## Task to complete:
Transcribe the listing exactly, leaving out every picture.

## Raw data:
━━━━━━━━━━

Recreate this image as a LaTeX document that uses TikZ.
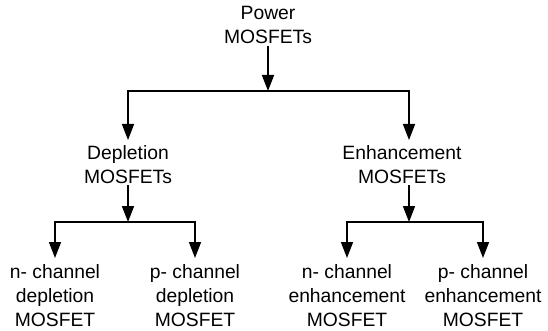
\documentclass[tikz,border=0pt]{standalone}
\usepackage{fontspec}
\setmainfont{Liberation Sans}
\usepackage{tikz}
\usetikzlibrary{arrows.meta,positioning,calc}
\tikzset{
  caja/.style={align=center, inner sep=1.5pt, anchor=north, font=\fontsize{19.3}{24}\selectfont},
  fl/.style={-{Triangle[length=16pt, width=12pt]}, line width=1.6pt},
  rama/.style={fl, shorten >=3.5pt},
  hoja/.style={fl, shorten >=5pt},
}

\begin{document}
\begin{tikzpicture}[x=1pt, y=-1pt]
  \useasboundingbox (0,0) rectangle (548,331);
  \node[caja] (power) at (268,5) {Power\\MOSFETs};
  \node[caja] (depl) at (128,143.5) {Depletion\\MOSFETs};
  \node[caja] (enh) at (402,143.5) {Enhancement\\MOSFETs};
  \node[caja] (ndep) at (55,263) {n- channel\\depletion\\MOSFET};
  \node[caja] (pdep) at (195,263) {p- channel\\depletion\\MOSFET};
  \node[caja] (nenh) at (347,263) {n- channel\\enhancement\\MOSFET};
  \node[caja] (penh) at (483,263) {p- channel\\enhancement\\MOSFET};
  \coordinate (j0) at (268,91);
  \coordinate (j1) at (128,222);
  \coordinate (j2) at (409,222);
  \draw[fl] (power) -- (j0);
  \draw[rama] (j0) -| (depl);
  \draw[rama] (j0) -| ([xshift=7pt]enh.north);
  \draw[fl] (depl) -- (j1);
  \draw[hoja] (j1) -| (ndep);
  \draw[hoja] (j1) -| (pdep);
  \draw[fl] ([xshift=7pt]enh.south) -- (j2);
  \draw[hoja] (j2) -| (nenh);
  \draw[hoja] (j2) -| (penh);
\end{tikzpicture}
\end{document}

━━━━━━━━━━

## Task response:
Recreate this image as a LaTeX document that uses TikZ.
\documentclass[tikz,border=0pt]{standalone}
\usepackage{fontspec}
\setmainfont{Liberation Sans}
\usepackage{tikz}
\usetikzlibrary{arrows.meta,positioning,calc}
\tikzset{
  caja/.style={align=center, inner sep=1.5pt, anchor=north, font=\fontsize{19.3}{24}\selectfont},
  fl/.style={-{Triangle[length=16pt, width=12pt]}, line width=1.6pt},
  rama/.style={fl, shorten >=3.5pt},
  hoja/.style={fl, shorten >=5pt},
}

\begin{document}
\begin{tikzpicture}[x=1pt, y=-1pt]
  \useasboundingbox (0,0) rectangle (548,331);
  \node[caja] (power) at (268,5) {Power\\MOSFETs};
  \node[caja] (depl) at (128,143.5) {Depletion\\MOSFETs};
  \node[caja] (enh) at (402,143.5) {Enhancement\\MOSFETs};
  \node[caja] (ndep) at (55,263) {n- channel\\depletion\\MOSFET};
  \node[caja] (pdep) at (195,263) {p- channel\\depletion\\MOSFET};
  \node[caja] (nenh) at (347,263) {n- channel\\enhancement\\MOSFET};
  \node[caja] (penh) at (483,263) {p- channel\\enhancement\\MOSFET};
  \coordinate (j0) at (268,91);
  \coordinate (j1) at (128,222);
  \coordinate (j2) at (409,222);
  \draw[fl] (power) -- (j0);
  \draw[rama] (j0) -| (depl);
  \draw[rama] (j0) -| ([xshift=7pt]enh.north);
  \draw[fl] (depl) -- (j1);
  \draw[hoja] (j1) -| (ndep);
  \draw[hoja] (j1) -| (pdep);
  \draw[fl] ([xshift=7pt]enh.south) -- (j2);
  \draw[hoja] (j2) -| (nenh);
  \draw[hoja] (j2) -| (penh);
\end{tikzpicture}
\end{document}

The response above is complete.